Embodiment 18. An in-situ downhole separation system comprising: a production well bore formed in a subterranean formation through a gas cap and into a production reservoir, the production well bore having a casing assembly with a first set of perforations configured to allow produced fluid to enter the production well bore from the production reservoir and a second set of perforations configured to allow separated gas to be reinjected into the gas cap; a production tube disposed within the production well bore and sealed against the casing assembly above the second set of perforations to form a pressurized gas zone; a separation device positioned proximate an inlet of the production tube, wherein the separation device is configured to: intake the produced fluid and to separate gas of the produced fluid from oil of the produced fluid as separated gas and thereby generate a gas-rich produced fluid stream and a gas-depleted produced fluid stream; direct the gas-rich produced fluid stream toward a separation zone located under the pressurized gas zone; and direct the gas-depleted produced fluid stream toward an inlet of the production tube; and a pump mechanism configured to control ΔP within the production tube to control a pressure gradient from the production reservoir to the pressurized gas zone such that the pressurized gas zone has a pressure sufficient to reinject at least some of the separated gas into the gas cap.
Embodiment 19. The system of embodiment 18, wherein the pump mechanism is a submersible pump located within the production tube.
Embodiment 20. The system of any preceding embodiment, wherein the separation device is a centrifugal gas/liquid separator configured to subject the produced fluid to centrifugal forces to separate at least some of the gas of the produced fluid from the oil of the produced fluid.
Embodiment 21. A method of separating gas and liquid within a production well bore using an in-situ downhole separation system, the method comprising: positioning a production tube within the well bore such that the production tube extends from a subterranean reservoir, traverses a gas cap, and out of the production well bore; creating a separation zone between the production tube and a casing of the well bore; creating a pressurized gas region above the separation zone and beneath the land surface; and producing fluids from the subterranean reservoir such that the produced fluid enters the separation zone and flows within the separation zone in a direction from the subterranean reservoir and toward the gas cap such that at least some gas of the produced fluid disengages from the oil of the produced fluid as separated gas that flows into the pressurized gas region.

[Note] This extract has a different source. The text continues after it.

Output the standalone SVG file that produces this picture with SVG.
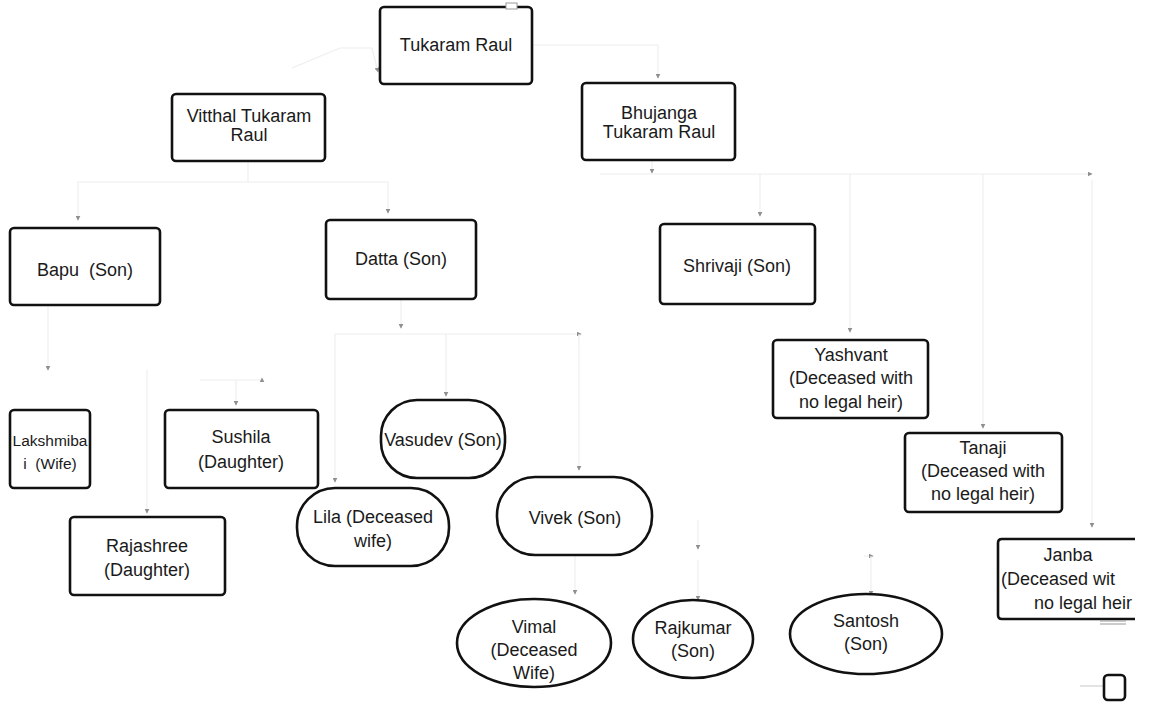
<svg xmlns="http://www.w3.org/2000/svg" width="1163" height="705" viewBox="0 0 1163 705">
<style>
.box{fill:#fff;stroke:#111;stroke-width:2.6}
.t{font-family:"Liberation Sans",Arial,sans-serif;font-size:18px;fill:#1a1a1a;text-anchor:middle}
.ts{font-size:15.5px}
.c{fill:none;stroke:#eeeeee;stroke-width:1.2}
.ah{fill:#8f8f8f}
</style>
<defs>
<marker id="arr" viewBox="0 0 8 8" refX="7" refY="4" markerWidth="5" markerHeight="5" orient="auto" markerUnits="userSpaceOnUse">
<path d="M0,0 L8,4 L0,8 Z" class="ah"/>
</marker>
</defs>
<rect width="1163" height="705" fill="#fff"/>

<g id="connectors">
<path class="c" d="M 292 68 L 340 48 H 372 L 378 72" marker-end="url(#arr)"/>
<path class="c" d="M 532 45 H 658 V 78" marker-end="url(#arr)"/>
<path class="c" d="M 652 160 V 173" marker-end="url(#arr)"/>
<path class="c" d="M 600 174 H 1092" marker-end="url(#arr)"/>
<path class="c" d="M 760 174 V 216" marker-end="url(#arr)"/>
<path class="c" d="M 850 174 V 332" marker-end="url(#arr)"/>
<path class="c" d="M 983 174 V 428" marker-end="url(#arr)"/>
<path class="c" d="M 1092 180 V 527" marker-end="url(#arr)"/>
<path class="c" d="M 248 161 V 182 H 78 V 220" marker-end="url(#arr)"/>
<path class="c" d="M 248 182 H 388 V 213" marker-end="url(#arr)"/>
<path class="c" d="M 401 299 V 328" marker-end="url(#arr)"/>
<path class="c" d="M 335 334 H 581" marker-end="url(#arr)"/>
<path class="c" d="M 335 334 V 482" marker-end="url(#arr)"/>
<path class="c" d="M 446 334 V 396" marker-end="url(#arr)"/>
<path class="c" d="M 579 334 V 470" marker-end="url(#arr)"/>
<path class="c" d="M 48 305 V 370" marker-end="url(#arr)"/>
<path class="c" d="M 147 370 V 513" marker-end="url(#arr)"/>
<path class="c" d="M 200 380 H 262 V 378" marker-end="url(#arr)"/>
<path class="c" d="M 236 380 V 405" marker-end="url(#arr)"/>
<path class="c" d="M 575 555 V 594" marker-end="url(#arr)"/>
<path class="c" d="M 698 520 V 549" marker-end="url(#arr)"/>
<path class="c" d="M 698 560 V 600" marker-end="url(#arr)"/>
<path class="c" d="M 864 556 H 873" marker-end="url(#arr)"/>
<path class="c" d="M 871 556 V 595" marker-end="url(#arr)"/>
<path d="M 1080 686 H 1103" fill="none" stroke="#d0d0d0" stroke-width="1.2"/>
</g>

<g id="n-tukaram">
<rect class="box" x="380" y="7" width="152" height="77" rx="4"/>
<rect x="506" y="3" width="11" height="6" fill="#fff" stroke="#999" stroke-width="1"/>
<text class="t" x="456" y="51">Tukaram Raul</text>
</g>
<g id="n-vitthal">
<rect class="box" x="172" y="94" width="153" height="67" rx="4"/>
<text class="t" x="249" y="122">Vitthal Tukaram</text>
<text class="t" x="249" y="141">Raul</text>
</g>
<g id="n-bhujanga">
<rect class="box" x="582" y="83" width="153" height="77" rx="4"/>
<text class="t" x="659" y="119">Bhujanga</text>
<text class="t" x="659" y="138">Tukaram Raul</text>
</g>
<g id="n-bapu">
<rect class="box" x="10" y="228" width="150" height="77" rx="4"/>
<text class="t" x="85" y="276" xml:space="preserve">Bapu  (Son)</text>
</g>
<g id="n-datta">
<rect class="box" x="326" y="220" width="150" height="79" rx="4"/>
<text class="t" x="401" y="265">Datta (Son)</text>
</g>
<g id="n-shrivaji">
<rect class="box" x="660" y="224" width="155" height="80" rx="4"/>
<text class="t" x="737" y="272">Shrivaji (Son)</text>
</g>
<g id="n-yashvant">
<rect class="box" x="773" y="340" width="155" height="78" rx="4"/>
<text class="t" x="851" y="361">Yashvant</text>
<text class="t" x="851" y="384">(Deceased with</text>
<text class="t" x="851" y="408">no legal heir)</text>
</g>
<g id="n-tanaji">
<rect class="box" x="905" y="433" width="157" height="79" rx="4"/>
<text class="t" x="983" y="454">Tanaji</text>
<text class="t" x="983" y="477">(Deceased with</text>
<text class="t" x="983" y="500">no legal heir)</text>
</g>
<g id="n-janba">
<path class="box" d="M 1135 539 H 1002 Q 998 539 998 543 V 615 Q 998 619 1002 619 H 1135"/>
<path d="M 1100 621 H 1126 M 1100 624 H 1126" stroke="#999" stroke-width="1" fill="none"/>
<text class="t" x="1068" y="561">Janba</text>
<text class="t" x="1001" y="585" style="text-anchor:start">(Deceased wit</text>
<text class="t" x="1132" y="609" style="text-anchor:end">no legal heir</text>
</g>
<g id="n-lakshmibai">
<rect class="box" x="10" y="410" width="80" height="78" rx="4"/>
<text class="t ts" x="50" y="446">Lakshmiba</text>
<text class="t ts" x="50" y="469" xml:space="preserve">i  (Wife)</text>
</g>
<g id="n-sushila">
<rect class="box" x="165" y="410" width="153" height="78" rx="4"/>
<text class="t" x="241" y="443">Sushila</text>
<text class="t" x="241" y="468">(Daughter)</text>
</g>
<g id="n-rajashree">
<rect class="box" x="70" y="517" width="155" height="78" rx="4"/>
<text class="t" x="147" y="552">Rajashree</text>
<text class="t" x="147" y="576">(Daughter)</text>
</g>
<g id="n-vasudev">
<rect class="box" x="381" y="400" width="124" height="78" rx="36"/>
<text class="t" x="443" y="446">Vasudev (Son)</text>
</g>
<g id="n-lila">
<rect class="box" x="297" y="488" width="152" height="78" rx="38"/>
<text class="t" x="373" y="523">Lila (Deceased</text>
<text class="t" x="373" y="547">wife)</text>
</g>
<g id="n-vivek">
<rect class="box" x="497" y="477" width="155" height="78" rx="38"/>
<text class="t" x="575" y="524">Vivek (Son)</text>
</g>
<g id="n-vimal">
<ellipse class="box" cx="534" cy="643" rx="77" ry="44"/>
<text class="t" x="534" y="633">Vimal</text>
<text class="t" x="534" y="656">(Deceased</text>
<text class="t" x="534" y="679">Wife)</text>
</g>
<g id="n-rajkumar">
<ellipse class="box" cx="693" cy="639" rx="60" ry="39"/>
<text class="t" x="693" y="634">Rajkumar</text>
<text class="t" x="693" y="657">(Son)</text>
</g>
<g id="n-santosh">
<ellipse class="box" cx="866" cy="634" rx="76" ry="40"/>
<text class="t" x="866" y="627">Santosh</text>
<text class="t" x="866" y="650">(Son)</text>
</g>
<g id="n-small">
<rect class="box" x="1104" y="675" width="21" height="25" rx="4"/>
</g>
</svg>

Embodiment 22. The method of embodiment 21, comprising injecting the separated gas into the gas cap from the pressurized gas region.
Embodiment 23. The method of any preceding embodiment, comprising enhancing separation of the gas from the liquid of the produced fluid using a separation device located proximate an inlet of the production tube or located within the separation zone.
Embodiment 24. The method of any preceding embodiment, comprising enhancing separation of the gas from the liquid of the produced fluid using a pump mechanism located within the production tube.
The specific embodiments of a well bore, reservoir production system, and in-situ downhole separation system described above have been shown by way of example, and it should be understood that these embodiments may be susceptible to various modifications and alternative forms, and can also be used in any appropriate combination. It should be further understood that the claims are not intended to be limited to the particular forms disclosed, but rather to cover all modifications, equivalents, and alternatives falling within the spirit and scope of this disclosure.